Transcribe the lines from the start of the data below through the line with "nan = np.nan", word for word and nothing more.

# # # #

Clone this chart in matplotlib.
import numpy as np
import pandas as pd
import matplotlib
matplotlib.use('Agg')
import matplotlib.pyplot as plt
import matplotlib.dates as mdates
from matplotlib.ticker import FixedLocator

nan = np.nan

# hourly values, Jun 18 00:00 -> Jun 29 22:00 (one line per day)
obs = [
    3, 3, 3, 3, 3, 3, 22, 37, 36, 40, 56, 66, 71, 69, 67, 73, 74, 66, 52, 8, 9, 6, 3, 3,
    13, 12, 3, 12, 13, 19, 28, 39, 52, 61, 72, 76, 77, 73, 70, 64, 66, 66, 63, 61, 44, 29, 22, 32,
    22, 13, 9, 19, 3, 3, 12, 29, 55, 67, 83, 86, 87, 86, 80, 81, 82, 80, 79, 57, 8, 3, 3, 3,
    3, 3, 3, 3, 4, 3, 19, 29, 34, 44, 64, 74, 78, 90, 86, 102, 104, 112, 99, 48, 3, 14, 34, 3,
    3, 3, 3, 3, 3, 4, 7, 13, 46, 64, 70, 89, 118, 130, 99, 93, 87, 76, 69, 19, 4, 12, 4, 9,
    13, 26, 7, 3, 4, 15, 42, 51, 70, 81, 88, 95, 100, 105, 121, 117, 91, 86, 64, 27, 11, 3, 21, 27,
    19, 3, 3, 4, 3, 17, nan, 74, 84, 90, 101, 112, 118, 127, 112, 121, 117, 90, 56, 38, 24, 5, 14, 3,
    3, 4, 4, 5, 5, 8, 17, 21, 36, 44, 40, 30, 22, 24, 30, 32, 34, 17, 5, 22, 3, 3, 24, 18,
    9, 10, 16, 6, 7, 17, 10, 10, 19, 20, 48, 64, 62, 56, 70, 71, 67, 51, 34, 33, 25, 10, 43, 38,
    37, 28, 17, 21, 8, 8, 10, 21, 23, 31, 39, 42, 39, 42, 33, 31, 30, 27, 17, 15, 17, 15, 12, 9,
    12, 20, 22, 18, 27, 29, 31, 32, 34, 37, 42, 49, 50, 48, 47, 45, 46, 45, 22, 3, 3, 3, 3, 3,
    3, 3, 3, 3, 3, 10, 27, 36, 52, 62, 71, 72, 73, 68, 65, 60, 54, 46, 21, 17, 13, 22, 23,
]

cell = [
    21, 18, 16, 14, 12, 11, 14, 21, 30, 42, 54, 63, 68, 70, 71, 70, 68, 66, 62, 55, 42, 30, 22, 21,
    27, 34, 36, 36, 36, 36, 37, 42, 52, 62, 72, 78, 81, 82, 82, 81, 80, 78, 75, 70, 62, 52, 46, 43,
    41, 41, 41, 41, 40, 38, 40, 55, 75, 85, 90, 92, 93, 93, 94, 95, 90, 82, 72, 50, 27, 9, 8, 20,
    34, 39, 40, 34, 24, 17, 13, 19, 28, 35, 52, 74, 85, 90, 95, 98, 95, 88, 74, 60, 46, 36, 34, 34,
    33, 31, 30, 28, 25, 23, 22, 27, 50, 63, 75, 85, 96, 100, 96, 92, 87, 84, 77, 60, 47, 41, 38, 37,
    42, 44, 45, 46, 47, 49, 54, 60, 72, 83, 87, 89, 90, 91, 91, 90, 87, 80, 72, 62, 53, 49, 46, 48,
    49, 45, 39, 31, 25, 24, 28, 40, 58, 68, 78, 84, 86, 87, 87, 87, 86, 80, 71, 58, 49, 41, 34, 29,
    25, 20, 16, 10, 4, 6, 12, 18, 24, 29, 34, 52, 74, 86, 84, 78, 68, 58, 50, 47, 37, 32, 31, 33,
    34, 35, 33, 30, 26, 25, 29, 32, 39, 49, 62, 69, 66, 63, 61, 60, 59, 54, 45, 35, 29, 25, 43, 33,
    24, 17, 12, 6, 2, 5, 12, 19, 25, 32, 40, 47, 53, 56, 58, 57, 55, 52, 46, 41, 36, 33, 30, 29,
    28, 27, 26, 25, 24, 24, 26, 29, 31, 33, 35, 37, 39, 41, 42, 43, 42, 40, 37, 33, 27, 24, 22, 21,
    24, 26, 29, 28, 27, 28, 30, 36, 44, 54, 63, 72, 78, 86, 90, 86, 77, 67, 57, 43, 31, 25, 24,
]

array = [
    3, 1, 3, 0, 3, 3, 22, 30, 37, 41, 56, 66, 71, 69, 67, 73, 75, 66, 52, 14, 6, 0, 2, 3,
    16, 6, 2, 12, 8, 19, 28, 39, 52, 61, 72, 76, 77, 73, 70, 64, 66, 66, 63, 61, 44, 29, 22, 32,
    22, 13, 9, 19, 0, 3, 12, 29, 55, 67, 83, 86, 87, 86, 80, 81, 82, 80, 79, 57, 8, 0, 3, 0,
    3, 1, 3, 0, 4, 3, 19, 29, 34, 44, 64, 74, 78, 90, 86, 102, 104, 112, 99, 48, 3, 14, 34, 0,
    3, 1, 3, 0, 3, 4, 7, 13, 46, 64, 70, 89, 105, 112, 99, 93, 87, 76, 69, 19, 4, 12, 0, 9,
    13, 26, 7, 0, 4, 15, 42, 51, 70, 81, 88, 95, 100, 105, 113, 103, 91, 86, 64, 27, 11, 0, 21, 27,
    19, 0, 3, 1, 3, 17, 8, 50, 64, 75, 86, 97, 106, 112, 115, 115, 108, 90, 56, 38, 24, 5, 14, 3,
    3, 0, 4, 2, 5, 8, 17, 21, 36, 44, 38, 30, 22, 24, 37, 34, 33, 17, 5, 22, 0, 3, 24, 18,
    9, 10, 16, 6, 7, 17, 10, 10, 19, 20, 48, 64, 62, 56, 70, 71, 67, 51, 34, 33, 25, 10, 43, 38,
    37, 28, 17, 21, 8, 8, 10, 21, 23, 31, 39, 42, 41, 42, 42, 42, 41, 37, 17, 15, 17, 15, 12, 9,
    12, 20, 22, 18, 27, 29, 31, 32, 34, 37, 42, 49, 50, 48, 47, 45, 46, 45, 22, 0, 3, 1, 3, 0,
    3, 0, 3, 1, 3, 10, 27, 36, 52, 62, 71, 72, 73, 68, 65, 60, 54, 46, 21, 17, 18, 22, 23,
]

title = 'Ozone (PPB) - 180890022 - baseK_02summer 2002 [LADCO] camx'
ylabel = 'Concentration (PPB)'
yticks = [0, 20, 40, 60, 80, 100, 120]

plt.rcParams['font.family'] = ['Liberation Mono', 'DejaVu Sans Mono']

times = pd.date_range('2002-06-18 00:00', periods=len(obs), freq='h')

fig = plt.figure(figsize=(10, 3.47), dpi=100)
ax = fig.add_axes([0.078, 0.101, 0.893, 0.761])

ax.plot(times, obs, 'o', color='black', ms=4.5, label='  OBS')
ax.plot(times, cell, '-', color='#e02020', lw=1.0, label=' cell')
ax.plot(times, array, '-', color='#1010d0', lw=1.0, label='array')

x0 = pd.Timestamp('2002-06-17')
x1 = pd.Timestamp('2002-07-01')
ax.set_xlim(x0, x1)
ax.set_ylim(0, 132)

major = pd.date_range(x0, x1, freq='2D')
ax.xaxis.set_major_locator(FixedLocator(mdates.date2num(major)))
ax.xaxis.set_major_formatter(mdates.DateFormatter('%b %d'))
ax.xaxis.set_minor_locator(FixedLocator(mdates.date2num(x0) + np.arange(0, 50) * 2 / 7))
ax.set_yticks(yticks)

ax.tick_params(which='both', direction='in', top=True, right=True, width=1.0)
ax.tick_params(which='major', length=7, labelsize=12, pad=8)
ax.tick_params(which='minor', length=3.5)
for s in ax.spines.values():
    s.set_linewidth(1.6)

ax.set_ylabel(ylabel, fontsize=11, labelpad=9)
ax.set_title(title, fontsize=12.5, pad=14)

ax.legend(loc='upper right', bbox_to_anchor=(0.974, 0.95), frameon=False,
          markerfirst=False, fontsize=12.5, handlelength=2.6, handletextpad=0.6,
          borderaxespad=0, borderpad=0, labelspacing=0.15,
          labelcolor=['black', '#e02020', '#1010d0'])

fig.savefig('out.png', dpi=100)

# # # #

§ RESULT FOR THIS TASK
Clone this chart in matplotlib.
import numpy as np
import pandas as pd
import matplotlib
matplotlib.use('Agg')
import matplotlib.pyplot as plt
import matplotlib.dates as mdates
from matplotlib.ticker import FixedLocator

nan = np.nan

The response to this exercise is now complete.